Le président tunisien Kaïs Saïed a démis le 27 juillet de leurs fonctions des hauts fonctionnaires de l’Etat, dans une série de révocations entamées deux jours plus tôt. Par un décret du 23 juillet, il avait mis fin aux fonctions du colonel-major magistrat Taoufik Ayouni, procureur général directeur de la justice militaire. Les limogeages concernent également le chef du gouvernement Hichem Mechichi, le secrétaire général du gouvernement, Walid Dhahbi , ainsi que tous les conseillers du chef du gouvernement, dont Rached Ben Romdhane, Slim Tissaoui, Mofdi Mseddi, et le président du Comité général des résistants, des martyrs et blessés de la révolution et des actes terroristes, Abderrazek Kilani. Par voie de communiqué, Mohamed Lassaad Dahech, le président-directeur général de l’établissement de la télévision tunisienne, a été limogé. Vendredi, le député Yassine Ayari du mouvement « Amal wa Aamal » a été arrêté. Le président Kaïs Saïed, 63 ans, surnommé « RoboCop » par les Tunisiens est désormais seul aux commandes.

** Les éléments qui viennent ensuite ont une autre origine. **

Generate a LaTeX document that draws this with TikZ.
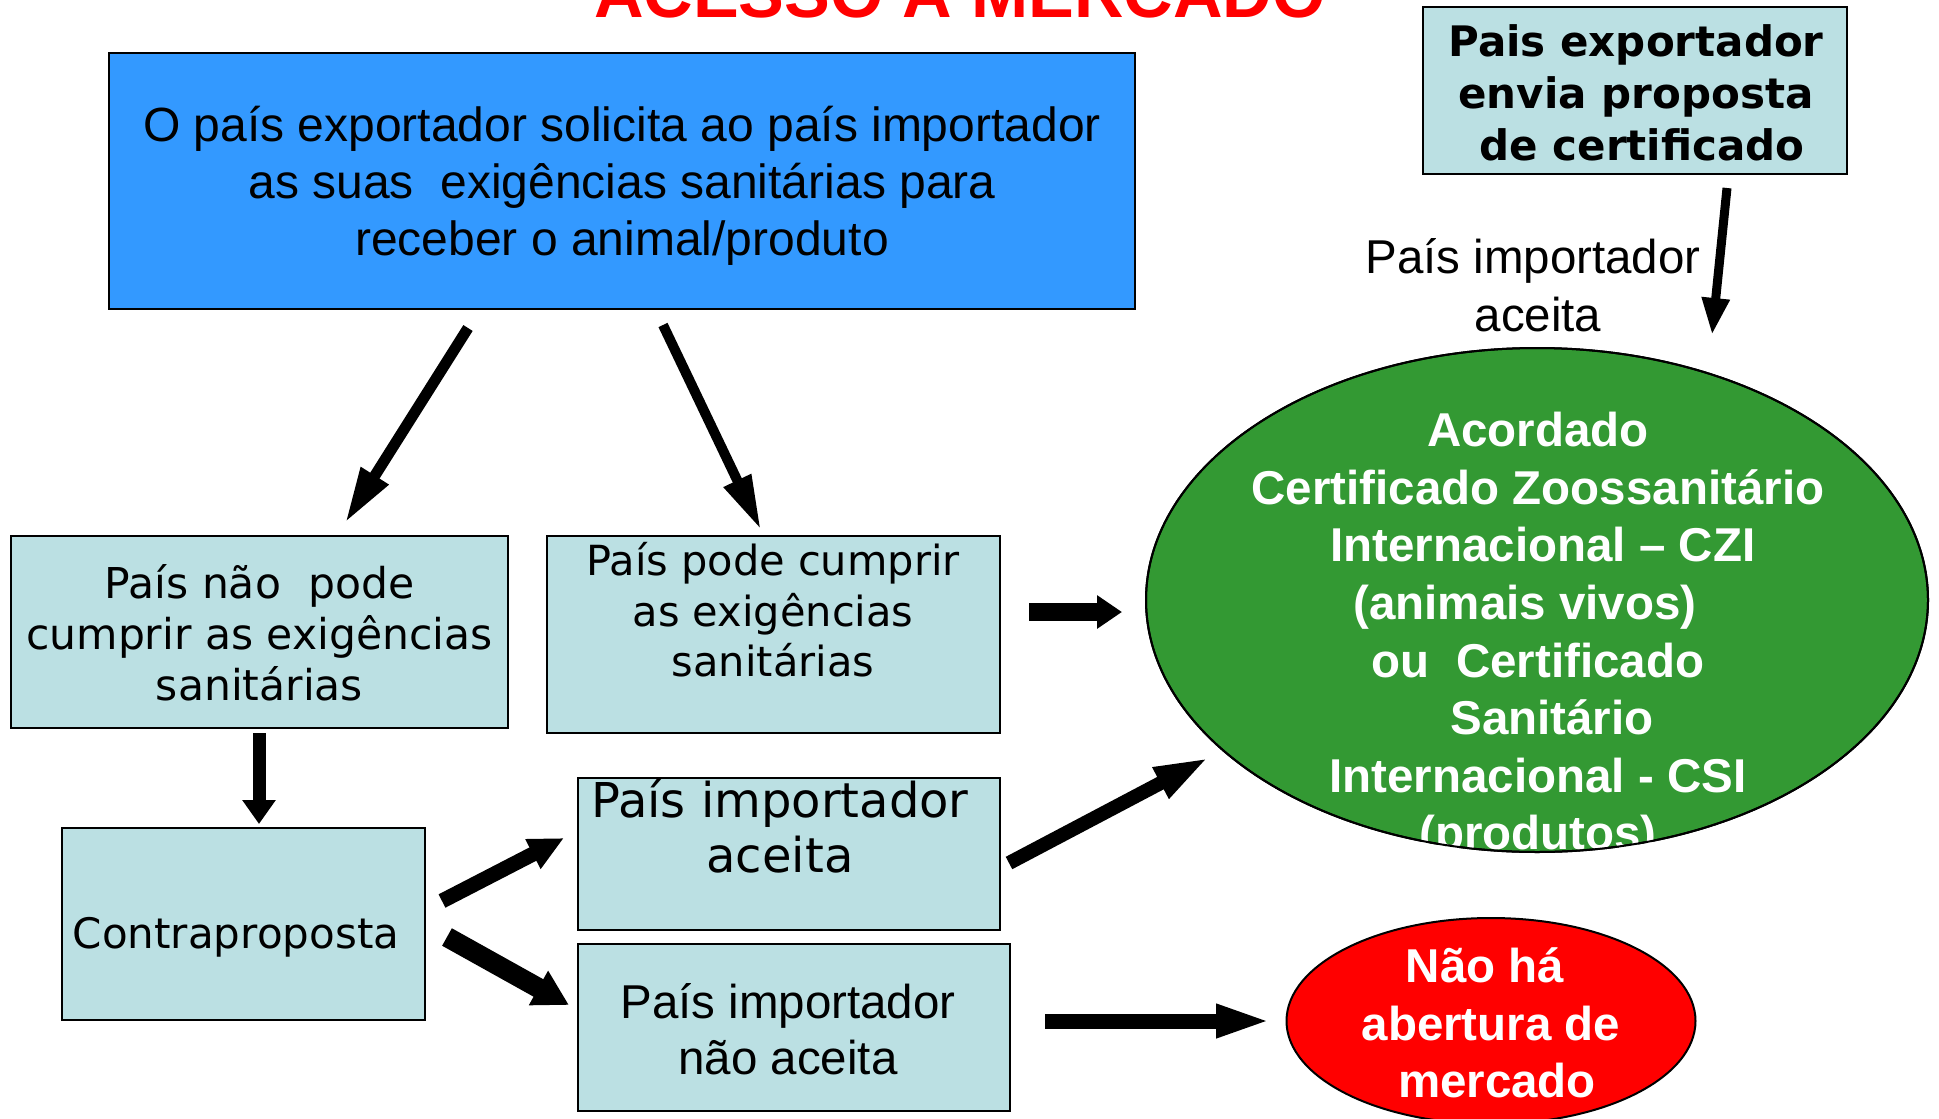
\documentclass[tikz,border=0pt]{standalone}
\usepackage{fontspec}
\setmainfont{Liberation Sans}
\newfontfamily\tah{DejaVu Sans}
\usetikzlibrary{arrows.meta,shapes.geometric}
\definecolor{boxfill}{RGB}{187,224,227}
\definecolor{bluefill}{RGB}{51,153,255}
\definecolor{greenfill}{RGB}{51,153,51}
\definecolor{redfill}{RGB}{255,0,0}
\begin{document}
\begin{tikzpicture}[x=1pt,y=-1pt,
  box/.style={draw=black, line width=2pt, fill=boxfill, rectangle, inner sep=0pt},
  txt/.style={inner sep=0pt, align=center},
  oval/.style={ellipse, draw=black, line width=2pt, inner sep=0pt},
  fatarrow/.style n args={3}{line width=#1, -{Triangle[length=#2,width=#3]}}]
\useasboundingbox (0,0) rectangle (1939,1119);
\fill[white] (0,0) rectangle (1939,1119);

\node[anchor=base, inner sep=0pt, text=redfill, font=\bfseries\fontsize{68.6}{80}\selectfont] (title) at (960,17) {ACESSO A MERCADO};

% top blue box
\node[box, fill=bluefill, minimum width=1026pt, minimum height=256pt] (blue) at (622,181) {};
\node[txt, font=\fontsize{48}{57}\selectfont] (bluetxt) at (622,186) {O país exportador solicita ao país importador\\as suas\ \ exigências sanitárias para\\receber o animal/produto};

% top right box
\node[box, minimum width=424pt, minimum height=167pt] (prop) at (1635,90.5) {};
\node[txt, font=\tah\bfseries\fontsize{42}{52}\selectfont] (proptxt) at (1636,93) {Pais exportador\\envia proposta\\\hspace*{12pt}de certificado};

\node[txt, font=\fontsize{47.5}{58}\selectfont] (lbl) at (1533,285) {País importador\\\hspace*{10pt}aceita};

% green ellipse
\node[oval, fill=greenfill, minimum width=782pt, minimum height=504pt] (acc) at (1537,600) {};
\node[txt, text=white, font=\bfseries\fontsize{47.5}{57.6}\selectfont] (acctxt) at (1538,636) {Acordado\\Certificado Zoossanitário\\\hspace*{10pt}Internacional – CZI\\(animais vivos)\hspace*{26pt}\mbox{}\\ou\ \ Certificado\\\hspace*{28pt}Sanitário\\Internacional - CSI\\(produtos)};
\draw[line width=2pt] (acc.center) ellipse [x radius=391pt, y radius=252pt];

% red ellipse
\node[oval, fill=redfill, minimum width=409pt, minimum height=206pt] (nao) at (1491,1021) {};
\node[txt, text=white, font=\bfseries\fontsize{47.5}{57.6}\selectfont] (naotxt) at (1491,1023) {Não há\hspace*{12pt}\mbox{}\\abertura de\\\hspace*{12pt}mercado};

% light boxes
\node[box, minimum width=497pt, minimum height=192pt] (nopode) at (259.5,632) {};
\node[txt, font=\tah\fontsize{42.5}{51}\selectfont] (nopodetxt) at (259.5,633) {País não\ \ pode\\cumprir as exigências\\sanitárias};

\node[box, minimum width=453pt, minimum height=197pt] (pode) at (773.5,634.5) {};
\node[txt, font=\tah\fontsize{41.5}{50.5}\selectfont] (podetxt) at (773,610) {País pode cumprir\\as exigências\\sanitárias};

\node[box, minimum width=363pt, minimum height=192pt] (contra) at (243.5,924) {};
\node[txt, font=\tah\fontsize{42}{50}\selectfont] (contratxt) at (236,937.5) {Contraproposta};

\node[box, minimum width=422pt, minimum height=152pt] (aceita) at (789,854) {};
\node[txt, font=\tah\fontsize{48}{55}\selectfont] (aceitatxt) at (780,826) {País importador\\aceita};

\node[box, minimum width=432pt, minimum height=167pt] (naoaceita) at (794,1027.5) {};
\node[txt, font=\fontsize{47.5}{56}\selectfont] (naoaceitatxt) at (788,1029) {País importador\\não aceita};

% arrow end points
\coordinate (a1s) at (468,328);  \coordinate (a1e) at (345,523);
\coordinate (a2s) at (663,325);  \coordinate (a2e) at (761,530);
\coordinate (a3s) at (259,733);  \coordinate (a3e) at (259,824);
\coordinate (a4s) at (1029,612); \coordinate (a4e) at (1122,612);
\coordinate (a5s) at (442,901);  \coordinate (a5e) at (564,838);
\coordinate (a6s) at (447,937);  \coordinate (a6e) at (569,1005);
\coordinate (a7s) at (1009,863); \coordinate (a7e) at (1210,757);
\coordinate (a8s) at (1045,1021);\coordinate (a8e) at (1272,1021);
\coordinate (a9s) at (1727,188); \coordinate (a9e) at (1712,335);

\draw[fatarrow={11pt}{56pt}{30pt}] (a1s) -- (a1e);
\draw[fatarrow={10pt}{55pt}{28pt}] (a2s) -- (a2e);
\draw[fatarrow={13pt}{24pt}{32pt}] (a3s) -- (a3e);
\draw[fatarrow={18pt}{25pt}{32pt}] (a4s) -- (a4e);
\draw[fatarrow={15pt}{35pt}{31pt}] (a5s) -- (a5e);
\draw[fatarrow={20pt}{35pt}{37pt}] (a6s) -- (a6e);
\draw[fatarrow={14pt}{56pt}{31pt}] (a7s) -- (a7e);
\draw[fatarrow={15pt}{56pt}{30pt}] (a8s) -- (a8e);
\draw[fatarrow={9pt}{37pt}{26pt}] (a9s) -- (a9e);
\end{tikzpicture}
\end{document}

« Selon la Constitution, j’ai pris des décisions que nécessite la situation afin de sauver la Tunisie, l’Etat et le peuple tunisien », a déclaré le président Kaïs Saïed à l’issue d’une réunion d’urgence au palais de Carthage avec des responsables des forces de sécurité, au soir du 25 juillet. « Nous traversons les moments les plus délicats de l’histoire de la Tunisie », a-t-il ajouté, précisant qu’il ne s’agit ni d’une suspension de la Constitution ni d’une sortie de la légitimité constitutionnelle. « La Constitution ne permet pas la dissolution du Parlement mais elle permet le gel de ses activités », a expliqué le président Kaïs Saïed, s’appuyant sur l’article 80 qui permet ce type de mesure en cas de « péril imminent ». En plus du gel du Parlement, en vigueur pour 30 jours, la lever l’immunité parlementaire des députés, le chef de l’Etat a également promis de poursuivre les personnes impliquées dans des affaires judiciaires.
Les annonces du président Kaïs Saïed font suite à des manifestations dans de nombreuses villes du pays, en dépit d’un important déploiement policier pour limiter les déplacements. Les milliers de protestataires ont notamment réclamé la « dissolution du Parlement ». La frustration des citoyens est exacerbée par les conflits entre partis au Parlement, et le bras de fer entre le chef du Parlement Rached Ghannouchi et le président Saïed, qui paralyse les pouvoirs publics. Beaucoup reprochent aussi au gouvernement son manque d’anticipation et de coordination face à la crise sanitaire, laissant la Tunisie à court d’oxygène. Avec ses près de 18 000 morts pour 12 millions d’habitants, le pays a l’un des pires taux de mortalité officiels au monde dans la pandémie de COVID-19. Criant des slogans hostiles à Ennahdha et au Premier ministre Mechichi, les protestataires réclamaient entre autres un changement de Constitution et une période transitoire laissant une large place à l’armée, tout en maintenant le président Saïed à la tête de l’Etat.